When things are not working out with your finances, and you are thinking of filing for bankruptcy, it is never an easy decision. You are constantly worried about what the future holds, given the current state of affairs.
You may be wondering whether you will keep some of your prized assets, like a vehicle you hold dear, because it has been passed down your family for generations. Below are the aspects of North Carolina laws that will answer your question.
It depends on the value of the car
Bankruptcy is not meant to leave you destitute, which is why individuals who file for bankruptcy are allowed to keep some assets or property up to a certain value. For example, when it comes to your vehicle, you are allowed an exemption of up to $3,500. It means that if your car is below that value, you can get to keep it by having it exempted from the bankruptcy trustee.

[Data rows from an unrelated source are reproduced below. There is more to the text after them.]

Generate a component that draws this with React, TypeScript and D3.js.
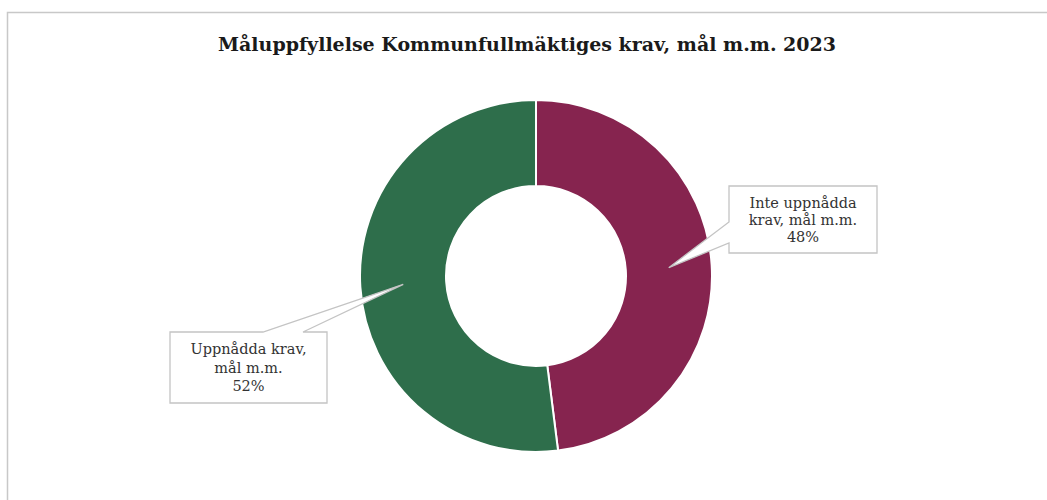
import React from "react";
import * as d3 from "d3";

const title = "Måluppfyllelse Kommunfullmäktiges krav, mål m.m. 2023";
const categories = ["Inte uppnådda krav, mål m.m.", "Uppnådda krav, mål m.m."];
const values = [48, 52];
const labelLines = [
  ["Inte uppnådda", "krav, mål m.m.", "48%"],
  ["Uppnådda krav,", "mål m.m.", "52%"],
];
const colors = ["#86244F", "#2E6E4B"];

const W = 1047;
const H = 500;
const cx = 536;
const cy = 276;
const rOuter = 176;
const rInner = 90;

const boxes = [
  { x: 729, y: 186, w: 148, h: 67, side: "left", p1: 222, p2: 243, lineH: 17 },
  { x: 170, y: 332, w: 157, h: 71, side: "top", p1: 263, p2: 303, lineH: 18.5 },
];

export default function App() {
  const pie = d3.pie<number>().sort(null).value((d) => d);
  const arcs = pie(values);
  const arc = d3.arc<d3.PieArcDatum<number>>().innerRadius(rInner).outerRadius(rOuter);
  const midArc = d3
    .arc<d3.PieArcDatum<number>>()
    .innerRadius((rInner + rOuter) / 2)
    .outerRadius((rInner + rOuter) / 2);

  return (
    <svg
      width={W}
      height={H}
      style={{ position: "absolute", left: 0, top: 0, background: "#fff" }}
    >
      <rect x={7.5} y={12.5} width={W + 10} height={H + 10} fill="#fff" stroke="#c8c8c8" strokeWidth={1.5} />
      <text
        x={527}
        y={51}
        textAnchor="middle"
        fontFamily="'DejaVu Serif', serif"
        fontSize={18.5}
        fontWeight={600}
        fill="#1a1a1a"
        textLength={618}
        lengthAdjust="spacingAndGlyphs"
      >
        {title}
      </text>
      <g transform={`translate(${cx},${cy})`}>
        {arcs.map((a, i) => (
          <path key={categories[i]} d={arc(a) || ""} fill={colors[i]} stroke="#fff" strokeWidth={2} />
        ))}
      </g>
      {arcs.map((a, i) => {
        const [tx, ty] = midArc.centroid(a);
        const tipX = cx + tx;
        const tipY = cy + ty;
        const b = boxes[i];
        let pts: [number, number][];
        if (b.side === "left") {
          pts = [
            [b.x, b.y],
            [b.x + b.w, b.y],
            [b.x + b.w, b.y + b.h],
            [b.x, b.y + b.h],
            [b.x, b.p2],
            [tipX, tipY],
            [b.x, b.p1],
          ];
        } else {
          pts = [
            [b.x, b.y],
            [b.p1, b.y],
            [tipX, tipY],
            [b.p2, b.y],
            [b.x + b.w, b.y],
            [b.x + b.w, b.y + b.h],
            [b.x, b.y + b.h],
          ];
        }
        const lines = labelLines[i];
        const midX = b.x + b.w / 2;
        const startY = b.y + b.h / 2 - ((lines.length - 1) * b.lineH) / 2;
        return (
          <g key={"lbl" + i}>
            <path
              d={"M" + pts.map((p) => p.join(",")).join("L") + "Z"}
              fill="#fff"
              stroke="#c4c4c4"
              strokeWidth={1.3}
            />
            <text
              textAnchor="middle"
              fontFamily="'DejaVu Serif', serif"
              fontSize={14.5}
              fill="#333"
            >
              {lines.map((l, j) => (
                <tspan key={j} x={midX} y={startY + j * b.lineH} dy="0.35em">
                  {l}
                </tspan>
              ))}
            </text>
          </g>
        );
      })}
    </svg>
  );
}
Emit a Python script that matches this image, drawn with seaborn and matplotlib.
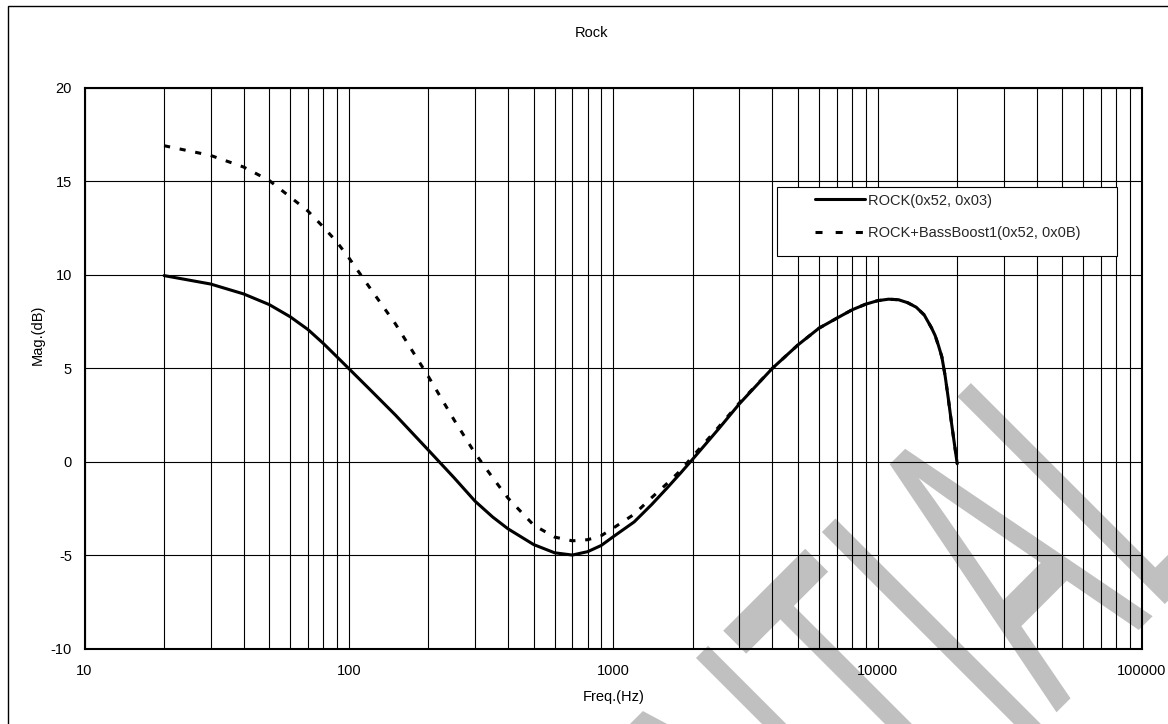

However, if your car is worth more than $3,500, you can use your additional wildcard exemption of $500 to protect it or up to $5,000 of the unused homestead exemption. Should the amount still not be enough, you may end up losing the car.
When did you buy the car?
If you purchased the vehicle within 90 days of filing for bankruptcy, the exemptions will not apply. This is meant to prevent individuals from taking advantage of the bankruptcy process.
Protecting your interests
Knowing what bankruptcy exemptions will apply for your case can be somewhat complicated since not everything is as straightforward. Therefore, it is advisable to learn more about navigating the whole bankruptcy process before getting started.
It will ensure that you know what to expect along the way and help you ascertain the financial position you will be in after everything is finalized.